Saturday, June 28, 2008

Femme's Fatal Flaw in Logic

As observed before, Nicky and I enjoy reading Saturday's opinion pieces, they're good for a laugh.

Like this piece from androgynously named Chris Wallace entitled Women will tire of taking the back seat.

Will they, I wondered? One finds it fascinating to read pieces that purport to speak for all of us with a double-X chromosome.

DO KEVIN Rudd's staff hate women or are they just nasty to everyone?

Rudd press secretary Lachlan Harris is rude to female journalists, according to reports last week, which supplied several examples.

As well, on an overseas prime ministerial trip recently male reporters sat together in a bloc on the VIP jet with all the female reporters seated in a bloc behind them.

Rudd and the boys had a long chat over drinks at one stop on the trip, with the female reporters apparently excluded off to the side, Prime Minister-less.
Whinge, whinge, bleat and whinge.

C'mon Chrissie, sweetheart, you've obviously grown up in the feminist era, what's stopping you from going over and joining in? I do, it's my job.

Kevin Rudd, prima facie, has some powerful positives working for him with women.

Therese Rein, Rudd's wife, is a powerful professional in her own right and lends the PM good credentials on his underlying attitude to women.
Right, so Rudd's fem-friendly credentials have to earned by his wife?

That's, y'know, a bit sexist isn't it?

And besides, Therese Rein has earned her money on the back of expansive government contracts so it couldn't have hurt to have had extensive party influence in the form of her husband.

It's just like lauding as independent achievements, the sales of a real estate agent whose husband is the property developer.

Rudd appointed the talented Tanya Plibersek Minister for the Status of Women, another plus.
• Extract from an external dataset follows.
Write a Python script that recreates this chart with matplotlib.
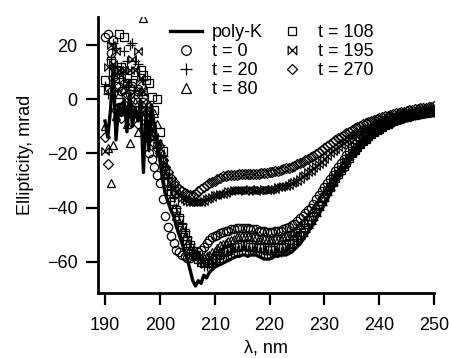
import numpy as np
import matplotlib
matplotlib.use("Agg")
import matplotlib.pyplot as plt
from matplotlib.path import Path

plt.rcParams['font.family'] = ['Liberation Sans', 'DejaVu Sans']

# wavelength grid (nm), 190 -> 250 in 0.5 nm steps
wavelength = np.arange(190.0, 250.01, 0.5)

poly_k = [
    -8, -14, -4, 12, -15, -2, -6, 0, -12, 2,
    -10, -3, -8, -1, -27, -4, -19, -2, -10, -18,
    -22, -30, -35, -38, -41, -43, -47, -50, -53, -56,
    -59, -63, -67, -69, -67, -68, -65, -66, -64, -63,
    -62, -61.5, -61, -60.5, -60, -59.5, -59, -58.5, -58, -58,
    -57.5, -57.5, -58, -57.5, -57.5, -57.5, -58, -58.5, -59, -59,
    -59, -58.5, -58, -58, -57.5, -57.5, -57.5, -57, -56.5, -55.5,
    -54.5, -53.5, -52, -50.5, -49, -47.5, -46, -44, -42.5, -40.5,
    -39, -37, -35, -33, -31, -29, -27.5, -26, -24.5, -23,
    -21.5, -20, -18.8, -17.6, -16.5, -15.5, -14.5, -13.6, -12.8, -12.1,
    -11.4, -10.7, -10.1, -9.5, -9, -8.5, -8.1, -7.7, -7.3, -7,
    -6.7, -6.4, -6.1, -5.9, -5.7, -5.5, -5.3, -5.1, -5, -4.9,
    -4.8]

t0 = [
    23, 24, 17, 22, 5, -3, 3, -2, 6, 2,
    5, -4, 4, -6, -1, -14, -20, -22, -25, -28,
    -31, -37, -43, -47, -50.5, -53, -55.5, -56.5, -57.5, -58,
    -58.5, -58.5, -58, -57.5, -56.5, -55.5, -54.5, -53, -52, -51,
    -50.5, -50, -49.5, -49, -48.5, -48.5, -48, -48, -47.5, -47.5,
    -47.5, -47.5, -47.5, -48, -48, -48, -48.5, -48.5, -48.5, -49,
    -49, -49, -48.5, -48.5, -48.5, -48, -47.5, -47, -46.5, -46,
    -45, -44, -43, -42, -41, -40, -38.5, -37, -35.5, -34,
    -32.5, -31, -29.5, -28, -26.5, -25, -23.5, -22, -20.5, -19,
    -17.5, -16.5, -15.5, -14.7, -14, -13.2, -12.5, -11.7, -11, -10.4,
    -9.8, -9.2, -8.7, -8.2, -7.8, -7.4, -7, -6.6, -6.3, -6,
    -5.7, -5.4, -5.2, -5, -4.8, -4.6, -4.4, -4.2, -4.1, -3.9,
    -3.8]

t20 = [
    5, 2, 15, 21, 19, 8, 12, 18, 14, 20,
    21, 14, 13, 3, 7, -3, -8, -12, -13, -15,
    -17, -21, -25, -29, -33, -36.5, -40, -43, -46, -48.5,
    -51, -53.5, -55.5, -57.5, -59.5, -60.5, -61.5, -61.5, -61, -60.5,
    -60, -59, -58.5, -58, -57.5, -57, -56.5, -56, -56, -55.5,
    -55.5, -55.5, -55.5, -56, -56, -56, -56.5, -56.5, -56.5, -57,
    -57, -57, -56.5, -56.5, -56.5, -56, -55.5, -55, -54.5, -53.5,
    -52.5, -51.5, -50.5, -49, -47.5, -46, -44.5, -43, -41, -39,
    -37.5, -35.5, -33.5, -31.5, -29.5, -28, -26.5, -25, -23.5, -22,
    -20.5, -19.2, -18, -16.9, -15.9, -14.9, -14, -13.2, -12.4, -11.7,
    -11, -10.3, -9.7, -9.2, -8.7, -8.2, -7.8, -7.4, -7.1, -6.8,
    -6.5, -6.2, -5.9, -5.7, -5.5, -5.3, -5.1, -4.9, -4.8, -4.7,
    -4.5]

t80 = [
    -10, -18, -31, -17, -6, 2, -3, 4, -9, -16,
    -5, -1, -12, 3, 30, -4, -6, -8, -5, -9,
    -16, -22, -28, -32, -36, -40, -43, -45.5, -48, -50.5,
    -53, -55, -56.5, -57.5, -58, -58.5, -58.5, -58, -57.5, -56.5,
    -56, -55, -54, -53.5, -53, -52.5, -52, -51.5, -51, -51,
    -50.5, -50.5, -50.5, -51, -51, -51, -51.5, -51.5, -51.5, -52,
    -52, -52, -51.5, -51.5, -51.5, -51, -50.5, -50, -49.5, -48.5,
    -47.5, -46.5, -45.5, -44.5, -43, -41.5, -40.5, -39, -37.5, -36,
    -34.5, -33, -31.5, -30, -28.5, -27, -25.5, -24, -22.5, -21,
    -19.5, -18.5, -17.3, -16.2, -15.2, -14.2, -13.4, -12.6, -11.8, -11.1,
    -10.4, -9.8, -9.2, -8.7, -8.2, -7.8, -7.4, -7, -6.7, -6.4,
    -6.1, -5.8, -5.6, -5.4, -5.2, -5, -4.8, -4.6, -4.5, -4.3,
    -4.2]

t108 = [
    7, 4, 14, 10, 11, 24, 12, 23, 8, 4,
    6, 10, 2, 11, 9, 7, 6, 1, -4, 0,
    -12, -19, -26, -30, -34, -37.5, -41, -44, -47, -49.5,
    -52, -54, -56, -57.5, -59, -60, -60.5, -60.5, -60, -59.5,
    -58.5, -57.5, -57, -56.5, -56, -55.5, -55, -54.5, -54.5, -54,
    -54, -54, -54, -54.5, -54.5, -54.5, -55, -55, -55, -55.5,
    -55.5, -55.5, -55, -55, -55, -54.5, -54, -53.5, -53, -52,
    -51, -50, -49, -47.5, -46, -44.5, -43, -41.5, -39.5, -37.5,
    -36, -34, -32.5, -30.5, -29, -27.5, -26, -24.5, -23, -21.5,
    -20, -18.8, -17.6, -16.5, -15.5, -14.6, -13.7, -12.9, -12.1, -11.4,
    -10.8, -10.1, -9.5, -9, -8.5, -8.1, -7.7, -7.3, -7, -6.7,
    -6.4, -6.1, -5.9, -5.7, -5.5, -5.3, -5.1, -4.9, -4.8, -4.7,
    -4.6]

t195 = [
    -19, 12, 20, 13, 18, 11, 9, 11, 6, 11,
    15, 11, 18, 8, 3, -2, -8, -11, -14, -17,
    -20, -23, -26, -28.5, -31, -33, -34.5, -35.5, -36.5, -37,
    -37.5, -38, -38, -38, -38, -38, -37.5, -37, -36.5, -36,
    -35.5, -35.5, -35, -35, -34.5, -34, -34, -33.5, -33.5, -33.5,
    -33.5, -34, -33.5, -33, -33.5, -34, -33.5, -33.5, -33, -33.5,
    -33.5, -33, -33, -32.5, -32.5, -32, -32, -31.5, -31, -30.5,
    -30, -29.3, -28.5, -27.8, -27, -26.3, -25.5, -24.8, -24, -23,
    -22, -21, -20, -19.2, -18.3, -17.5, -16.8, -16, -15.3, -14.6,
    -14, -13.3, -12.7, -12.1, -11.5, -10.9, -10.4, -9.9, -9.4, -8.9,
    -8.5, -8.1, -7.7, -7.3, -7, -6.7, -6.4, -6.1, -5.8, -5.5,
    -5.3, -5, -4.8, -4.6, -4.4, -4.2, -4, -3.8, -3.7, -3.5,
    -3.4]

t270 = [
    -14, -24, 3, 8, -4, 5, -7, 6, 2, -3,
    4, 0, -9, 5, 1, -5, -10, -13, -16, -18,
    -20, -22.5, -25, -27, -29, -30.5, -32, -33, -34, -34.5,
    -35, -35.5, -35.5, -35, -34, -33, -32.5, -31.5, -31, -30.5,
    -30, -29.5, -29, -28.5, -28.5, -28, -28, -28, -28, -27.5,
    -27.5, -27.5, -27.5, -27.5, -27.5, -27.5, -27.5, -27.3, -27.3, -27.3,
    -27, -26.8, -26.5, -26.3, -26, -25.8, -25.5, -25.3, -25, -24.5,
    -24, -23.5, -23, -22.5, -22, -21.4, -20.8, -20.2, -19.5, -18.8,
    -18, -17.3, -16.5, -15.8, -15, -14.4, -13.8, -13.1, -12.5, -11.9,
    -11.3, -10.7, -10.2, -9.7, -9.2, -8.8, -8.4, -8, -7.6, -7.2,
    -6.9, -6.6, -6.3, -6, -5.7, -5.4, -5.2, -5, -4.7, -4.5,
    -4.3, -4.1, -3.9, -3.7, -3.5, -3.3, -3.2, -3.1, -2.9, -2.8,
    -2.6]

x_ticks = [190, 200, 210, 220, 230, 240, 250]
y_ticks = [-60, -40, -20, 0, 20]

# bowtie marker
bowtie = Path([(-1, 1), (-1, -1), (1, 1), (1, -1), (-1, 1)],
              [Path.MOVETO, Path.LINETO, Path.LINETO, Path.LINETO, Path.CLOSEPOLY])

series = [
    ("t = 0", t0, 'o', 6.0),
    ("t = 20", t20, '+', 7.5),
    ("t = 80", t80, '^', 6.2),
    ("t = 108", t108, 's', 5.6),
    ("t = 195", t195, bowtie, 5.4),
    ("t = 270", t270, 'D', 4.6),
]

FS = 13

fig = plt.figure(figsize=(4.49, 3.58), dpi=100)
ax = fig.add_axes([0.218, 0.182, 0.749, 0.771])

handles = []
line, = ax.plot(wavelength, poly_k, color='black', lw=2.4, zorder=5, label='poly-K')
handles.append(line)
for label, vals, mk, ms in series:
    h, = ax.plot(wavelength, vals, linestyle='none', marker=mk, markersize=ms,
                 markerfacecolor='none', markeredgecolor='black',
                 markeredgewidth=0.9, label=label, zorder=3)
    handles.append(h)

ax.set_xlim(188.7, 250)
ax.set_ylim(-71.5, 30.5)
ax.set_xticks(x_ticks)
ax.set_yticks(y_ticks)
for s in ['top', 'right']:
    ax.spines[s].set_visible(False)
for s in ['left', 'bottom']:
    ax.spines[s].set_linewidth(2.0)
ax.tick_params(axis='both', direction='out', length=8.5, width=1.6,
               labelsize=FS, color='black')
ax.tick_params(axis='x', pad=9)
ax.tick_params(axis='y', pad=6)

ax.set_xlabel('λ, nm', fontsize=FS, labelpad=4)
ax.set_ylabel('Ellipticity, mrad', fontsize=FS, labelpad=9)

leg = ax.legend(handles=handles, ncol=2, frameon=False, fontsize=FS,
                loc='upper left', bbox_to_anchor=(170 / 449, 1 - 24 / 358),
                bbox_transform=fig.transFigure, borderpad=0, borderaxespad=0,
                handlelength=1.75, handletextpad=0.55, columnspacing=0.75,
                labelspacing=0.12, markerscale=1.15)

fig.savefig('out.png', dpi=100)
Down a dark alley at night confronted by a pack of marauding men - or in Cabinet confronted by a pack of marauding men - Plibersek is the kind of person you'd be thrilled to have fighting shoulder to shoulder with you.
Often confronted by a pack of marauding men are you Chrissie, or is that just your victim fantasy emerging again?

Rudd appointed four women to really meaty Cabinet jobs, including Julia Gillard, the Deputy Prime Minister.

All good. So why did the story get any traction? Because it happened in this context.

Just four of Rudd's 18 Cabinet ministers are women - hardly benchmark-busting, and Plibersek isn't one of them.

The 2020 Summit got the symbolism on women wrong.
Oooh, do tell.

Julianne Schultz and Jackie Huggins' prominent roles alongside Cate Blanchett visibly saved the day in the end, but only just.
Right, just so long as women were visible it really didn't matter about their achievements.

There have been no "early wins" for women from Rudd's election. Yes, the Work Choices rollback helps, but that's not particular to women.

Contrast the treatment of the car industry and, say, parental leave since Rudd's election.
Let's, shall we?

Both got sent off for review - parental leave to the tough Productivity Commission, cars to the dinky Bracks Review.

The car industry gets prominent handouts even before Bracks has reported, but there'll be no parental leave initiative at least until the PC reports next year.

The definitive work on parental leave has already been done, UNSW academic Sarah Maddison points out - by the Human Rights & Equal Opportunities Commission a few years ago.
It may not have occurred to Chrissie that if (predominantly male) car workers lose their jobs, then the women and children those men support will be disadvantaged as well.

And another thing, women have been successfully raising children without the need for paid maternity leave for millennia, so tell me what the priority should be - ensuring there are jobs today or feel good tokenism?

While delighted about the Howard government's demise...
Yeah, what a surprise there.

...Maddison also points out that much backsliding on policies affecting women in the last decade happened under wall-to-wall state Labor governments.
Gee and one of those Labor Governments is headed by a woman too. Whatever happened to the sisterhood, sister?

I'm inclined to believe Lachlan Harris' defence - that he's rude to everyone, not just female journalists.
Well, that's magnanimous.

But the press gallery women's grief is part of a bigger pattern on women that Rudd ought to join the dots on. We had half the votes in 2007 and we've got half the votes in 2010 as well.
And how dare you assume that my opinions will fall lock-step into yours on gender lines, dearie?

We may be women, but we do have brains of our own.